Pope beatifies Mother Teresa before huge crowd

"With our apostolic authority, we grant that the venerable servant of God Teresa of Kolkata shall from now on be called blessed," declared the pontiff, a longtime friend of the nun who died in 1997 at the age of 87.
Applause and cheering broke out in the crowd of more than 150,000 and a large tapestry showing a smiling Mother Teresa was unveiled from a balcony of Christendom's largest church.
The crowd, made up of Catholics and non-Catholic admirers, packed St Peter's Square and filled the broad Via della Conciliazione leading from the Vatican to the River Tiber.
The ethnic Albanian sister, winner of the 1979 Nobel Peace Prize, tended the sick and dying of Kolkata's slums for decades with the Missionaries of Charity order she founded.
Many of her nuns in their blue-trimmed white saris stood out in the vast crowd, where a special section for thousands of Rome's homeless and downtrodden was reserved close to the elevated altar where the pope said the beatification Mass.
"Mother Teresa was for us great because she was not just a daughter of our homeland, Albania.

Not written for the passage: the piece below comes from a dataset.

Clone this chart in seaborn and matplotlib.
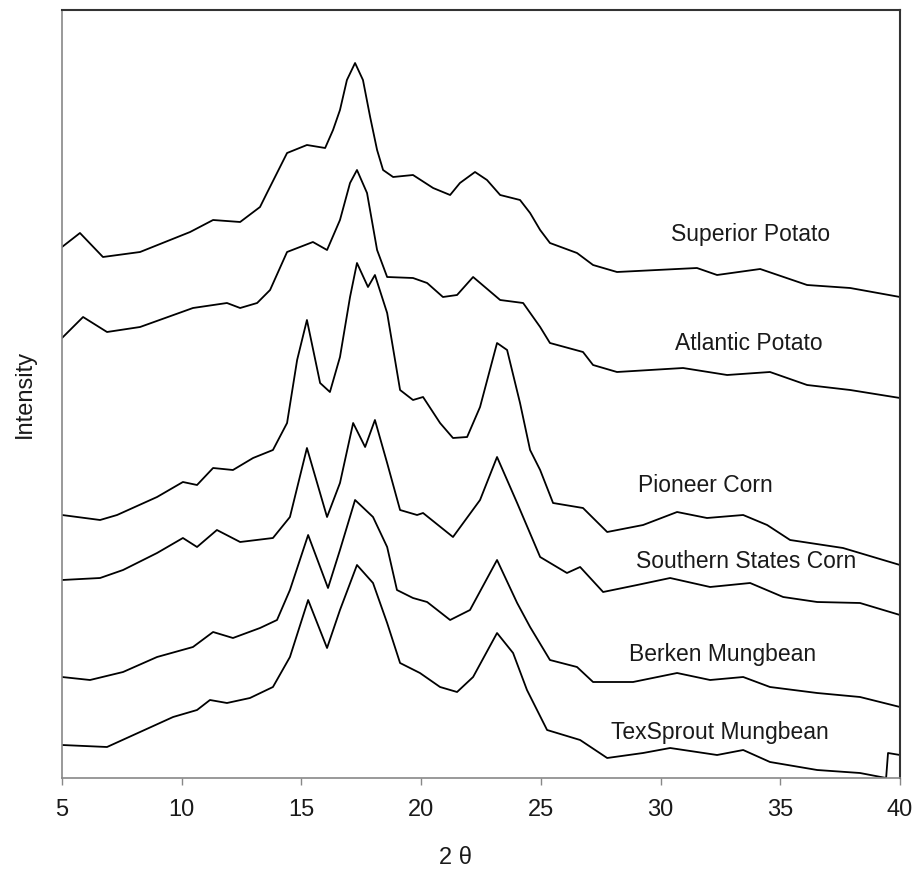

She gave up our flag and every other flag for one flag, the flag of love," said Dod Brokshi, an Albanian who came with his family.
"Coming here means a new renaissance for us," he said, waving the red Albanian flag emblazoned with a black eagle.
While she never hid her Christian inspiration, the nun won admiration from Hindus, Muslims and other non-Catholics around the world.
"It is not enough for us to say: I love God, but I do not love my neighbor... How can you love God whom you do not see, if you do not love your neighbor whom you see, whom you touch, with whom you live?" she said in her 1979 Nobel Peace Prize acceptance speech.
A frail figure, she became the world's most famous nun for decades of work among the sick and dying, the homeless and the lepers in the Indian city of Calcutta, one of the most impoverished on earth.
She launched her Missionaries of Charity order in 1950 with only 12 nuns. It has grown to 4,500 sisters in 133 countries running homes, schools and hospices for the poor and dying.